Yes, Austin is a long way from Madison, Wisconsin. But the same question arises in regard to Wisconsin, Michigan, and Pennsylvania. As written in the previous post, one problem with the abolish-the-Electoral-College picture is that it is hard to envision these three ‘Rust Belt’ states getting more attention without the prize of Electoral votes than they got in 2016 with a combined 46 Electoral votes, or 17 percent of the total needed to win the White House. Adding Ohio, Iowa, Indiana, Minnesota, and Illinois constitutes 41 percent. But as written, this entire block of Electoral votes outside Illinois was written off by the Clinton campaign with its ‘electable’ candidate. The ‘Rust Belt’ perspective in the media seems to have been matched in the campaign.

For further perspective, let’s go to another state, even more vote-rich than Texas, with large populations concentrated in metro areas–California. It is essential to note that California is the source of Secretary Clinton’s popular vote lead. This spreadsheet from Cook Political Report puts Clinton’s lead over Trump nationally at more than 2.6 million. Subtract California from the votes for each candidate, however, and Trump leads Clinton by 1.6 million votes nationally. The Clinton lead comes from the yawning gulf of 4.2 votes in California, the state which singly produced more than 13 percent of Clinton’s votes–more than twice as many as New York State, more than the total of all the smaller ‘blue states’ combined, and more than Florida and Texas combined.

(As of this writing: 62,808,243 – 4,463,932 = 58,344,311 Trump. 65,462,476 – 8,719,198 = 56,743,278 Clinton.)

Thus if the Electoral College were abolished, any national Democratic campaign would have to devote time and resources to California for the sake of its popular votes alone. Mentioning Clinton’s popular vote lead is the short argument for abolishing the Electoral College (though without mentioning that most of the lead comes from California). Indeed, one could guess that national Democrats would focus on California more than on any other single part of the country.

So what might the reckoning be? For a start, nothing in this picture screams that voters in smaller states would necessarily get more attention, even on the coasts.

But in terms of campaigning, there is a rawer point. In this picture, if what appeals to California voters also appeals to the nation at large, all is well. But suppose there were some divide? Suppose what pleased California did not equally please the nation at large, and vice versa, or did not equally please Wisconsin, Michigan, and Pennsylvania? Again, wasn’t that the situation this time?
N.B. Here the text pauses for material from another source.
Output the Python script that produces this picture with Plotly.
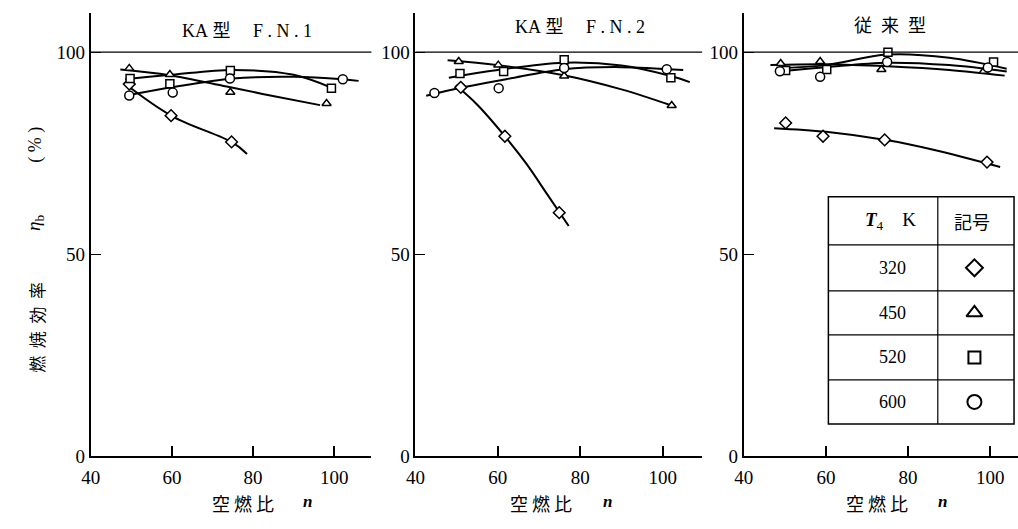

Moving from past to future, let’s get really creative, or fiendish. Those three little words that mean so much . . .

San Andreas Fault map

San Andreas Fault map

San Andreas Fault

 

Suppose someone were to remind the nation, as the late Molly Ivins did back in the 1990s, that the U.S. economy underwrites real estate development on the San Andreas Fault. Saturn-like real estate prices in California rest economically on factors including population, climate, and high-profile industries. They rest politically on ignoring the risk. They rest geologically on the meeting of two tectonic plates. Suppose someone were to present a rational proposal addressing this geological fact? (Far-fetched, I know, but use your imagination.) What would that do to a national campaign concentrating a third of its resources on California?

Going a little deeper, what would it do to the polity, to ask the rest of the nation to bail out California real estate and developers building full-steam-ahead in California? To ask the rest of the nation to bail out insurers in California?

If the entire nation actually got a vote, how would that vote turn out?